-- Instructions to follow --
Your task is to copy the listing exactly. Drop any pictures from the copy.

-- Dataset content --
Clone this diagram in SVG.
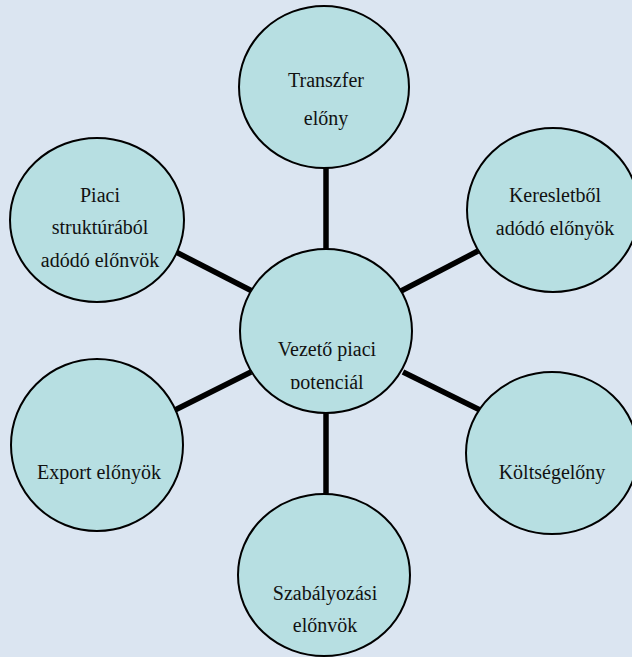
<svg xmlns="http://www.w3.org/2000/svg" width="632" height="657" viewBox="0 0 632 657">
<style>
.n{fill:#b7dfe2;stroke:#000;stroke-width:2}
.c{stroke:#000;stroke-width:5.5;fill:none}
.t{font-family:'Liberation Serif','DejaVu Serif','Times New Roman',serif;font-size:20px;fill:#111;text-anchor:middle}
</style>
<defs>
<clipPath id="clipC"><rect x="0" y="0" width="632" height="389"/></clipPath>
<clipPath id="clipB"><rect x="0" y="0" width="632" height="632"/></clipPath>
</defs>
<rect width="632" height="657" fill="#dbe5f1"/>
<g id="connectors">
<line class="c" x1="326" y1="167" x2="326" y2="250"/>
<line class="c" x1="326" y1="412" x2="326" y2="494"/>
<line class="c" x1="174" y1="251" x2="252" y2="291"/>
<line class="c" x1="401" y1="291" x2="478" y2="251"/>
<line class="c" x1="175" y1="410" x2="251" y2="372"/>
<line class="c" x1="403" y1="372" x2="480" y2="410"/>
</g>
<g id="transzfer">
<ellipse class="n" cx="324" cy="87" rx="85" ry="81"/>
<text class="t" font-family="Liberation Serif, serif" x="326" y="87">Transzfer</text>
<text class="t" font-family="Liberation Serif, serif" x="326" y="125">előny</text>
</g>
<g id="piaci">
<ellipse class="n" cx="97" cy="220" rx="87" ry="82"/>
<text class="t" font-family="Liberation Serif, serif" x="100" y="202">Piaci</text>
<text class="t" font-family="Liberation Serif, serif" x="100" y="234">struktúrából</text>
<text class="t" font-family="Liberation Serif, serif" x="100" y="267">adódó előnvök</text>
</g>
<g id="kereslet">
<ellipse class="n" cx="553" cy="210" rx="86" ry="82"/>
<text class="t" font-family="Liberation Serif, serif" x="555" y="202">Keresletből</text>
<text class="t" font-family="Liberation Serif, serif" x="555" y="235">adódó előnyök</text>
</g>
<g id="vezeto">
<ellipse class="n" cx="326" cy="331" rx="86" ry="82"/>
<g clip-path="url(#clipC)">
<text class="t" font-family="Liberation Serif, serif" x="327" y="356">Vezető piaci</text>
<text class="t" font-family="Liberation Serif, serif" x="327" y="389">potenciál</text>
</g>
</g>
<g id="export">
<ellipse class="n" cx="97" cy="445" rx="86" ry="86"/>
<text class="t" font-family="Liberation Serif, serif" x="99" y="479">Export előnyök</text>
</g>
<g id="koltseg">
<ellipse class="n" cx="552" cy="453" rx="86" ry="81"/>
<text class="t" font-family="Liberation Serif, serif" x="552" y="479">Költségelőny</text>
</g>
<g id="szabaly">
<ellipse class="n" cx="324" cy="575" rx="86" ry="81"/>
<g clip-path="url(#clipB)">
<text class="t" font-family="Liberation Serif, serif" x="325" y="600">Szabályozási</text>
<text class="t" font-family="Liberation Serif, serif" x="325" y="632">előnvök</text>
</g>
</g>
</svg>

-- Response to this task --
Clone this diagram in SVG.
<svg xmlns="http://www.w3.org/2000/svg" width="632" height="657" viewBox="0 0 632 657">
<style>
.n{fill:#b7dfe2;stroke:#000;stroke-width:2}
.c{stroke:#000;stroke-width:5.5;fill:none}
.t{font-family:'Liberation Serif','DejaVu Serif','Times New Roman',serif;font-size:20px;fill:#111;text-anchor:middle}
</style>
<defs>
<clipPath id="clipC"><rect x="0" y="0" width="632" height="389"/></clipPath>
<clipPath id="clipB"><rect x="0" y="0" width="632" height="632"/></clipPath>
</defs>
<rect width="632" height="657" fill="#dbe5f1"/>
<g id="connectors">
<line class="c" x1="326" y1="167" x2="326" y2="250"/>
<line class="c" x1="326" y1="412" x2="326" y2="494"/>
<line class="c" x1="174" y1="251" x2="252" y2="291"/>
<line class="c" x1="401" y1="291" x2="478" y2="251"/>
<line class="c" x1="175" y1="410" x2="251" y2="372"/>
<line class="c" x1="403" y1="372" x2="480" y2="410"/>
</g>
<g id="transzfer">
<ellipse class="n" cx="324" cy="87" rx="85" ry="81"/>
<text class="t" font-family="Liberation Serif, serif" x="326" y="87">Transzfer</text>
<text class="t" font-family="Liberation Serif, serif" x="326" y="125">előny</text>
</g>
<g id="piaci">
<ellipse class="n" cx="97" cy="220" rx="87" ry="82"/>
<text class="t" font-family="Liberation Serif, serif" x="100" y="202">Piaci</text>
<text class="t" font-family="Liberation Serif, serif" x="100" y="234">struktúrából</text>
<text class="t" font-family="Liberation Serif, serif" x="100" y="267">adódó előnvök</text>
</g>
<g id="kereslet">
<ellipse class="n" cx="553" cy="210" rx="86" ry="82"/>
<text class="t" font-family="Liberation Serif, serif" x="555" y="202">Keresletből</text>
<text class="t" font-family="Liberation Serif, serif" x="555" y="235">adódó előnyök</text>
</g>
<g id="vezeto">
<ellipse class="n" cx="326" cy="331" rx="86" ry="82"/>
<g clip-path="url(#clipC)">
<text class="t" font-family="Liberation Serif, serif" x="327" y="356">Vezető piaci</text>
<text class="t" font-family="Liberation Serif, serif" x="327" y="389">potenciál</text>
</g>
</g>
<g id="export">
<ellipse class="n" cx="97" cy="445" rx="86" ry="86"/>
<text class="t" font-family="Liberation Serif, serif" x="99" y="479">Export előnyök</text>
</g>
<g id="koltseg">
<ellipse class="n" cx="552" cy="453" rx="86" ry="81"/>
<text class="t" font-family="Liberation Serif, serif" x="552" y="479">Költségelőny</text>
</g>
<g id="szabaly">
<ellipse class="n" cx="324" cy="575" rx="86" ry="81"/>
<g clip-path="url(#clipB)">
<text class="t" font-family="Liberation Serif, serif" x="325" y="600">Szabályozási</text>
<text class="t" font-family="Liberation Serif, serif" x="325" y="632">előnvök</text>
</g>
</g>
</svg>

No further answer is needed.